Glean’s top line crosses $300M as AI budget-cutting becomes its major selling point
The business move
Glean, an enterprise AI search startup, has tripled its annual revenue, surpassing $300 million in top-line sales. The company achieved this growth despite the entry of major tech giants into the AI search space. Glean’s primary selling point has shifted toward helping customers cut costs on their AI budgets, a pivot that resonates with enterprises now more cautious about expenses.
Why it matters
AI search tools are becoming essential enterprise infrastructure but also expensive to deploy and maintain. Glean’s growth signals businesses are focusing as much on cost efficiency as capability. By packaging AI search with budget control features or optimizations, Glean meets a clear new demand: tools that improve productivity without ballooning AI expenses. This trend puts pressure on other AI vendors to justify not only their value but also their cost structure.

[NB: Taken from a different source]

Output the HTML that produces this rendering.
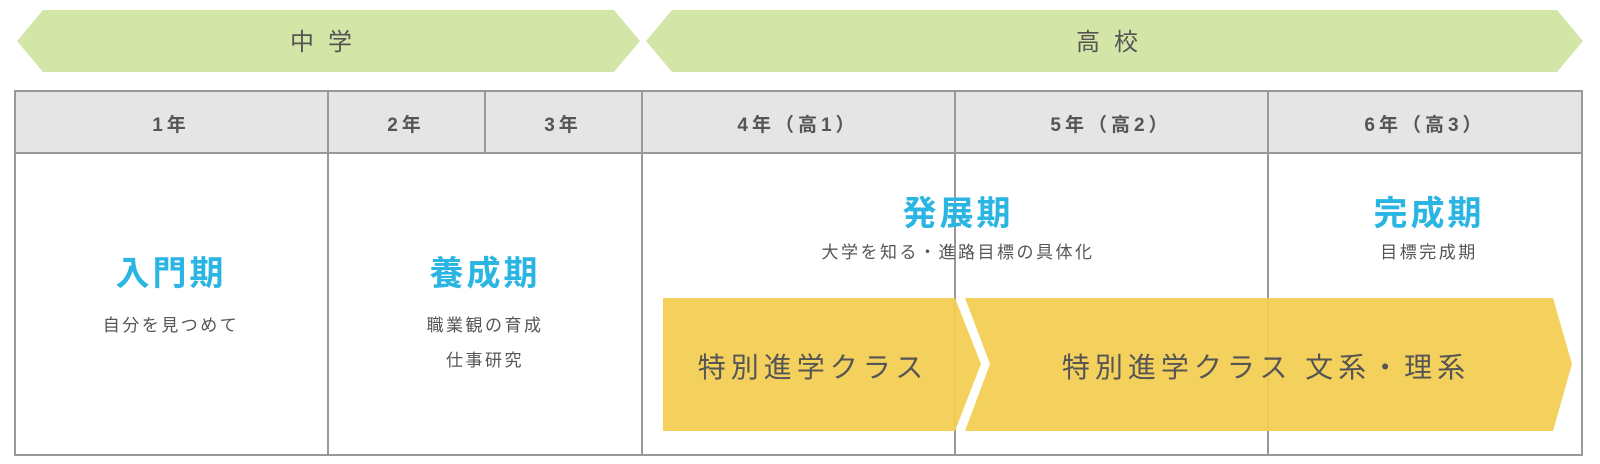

Who gains and who gets squeezed
Enterprises aiming to tame AI operating costs gain more leverage from Glean’s offerings. Enterprises negotiating vendor contracts can point to Glean’s model as proof that AI search can scale efficiently. Meanwhile, big tech companies entering the category may face increased scrutiny over pricing and ROI, as startups like Glean reset expectations about efficiency and cost discipline. Vendors relying on premium pricing for raw AI prowess without operational cost controls may find themselves squeezed.
What to watch next
Look for how the AI budget-cutting message shapes contracts and product roadmaps in AI infrastructure. Will other AI companies follow Glean and introduce tighter cost management features? Also, watch if large incumbents adjust pricing or bundle new budget controls to remain competitive. Finally, monitor enterprise purchase decisions closely—does cost efficiency become the baseline requirement for AI search and related tools?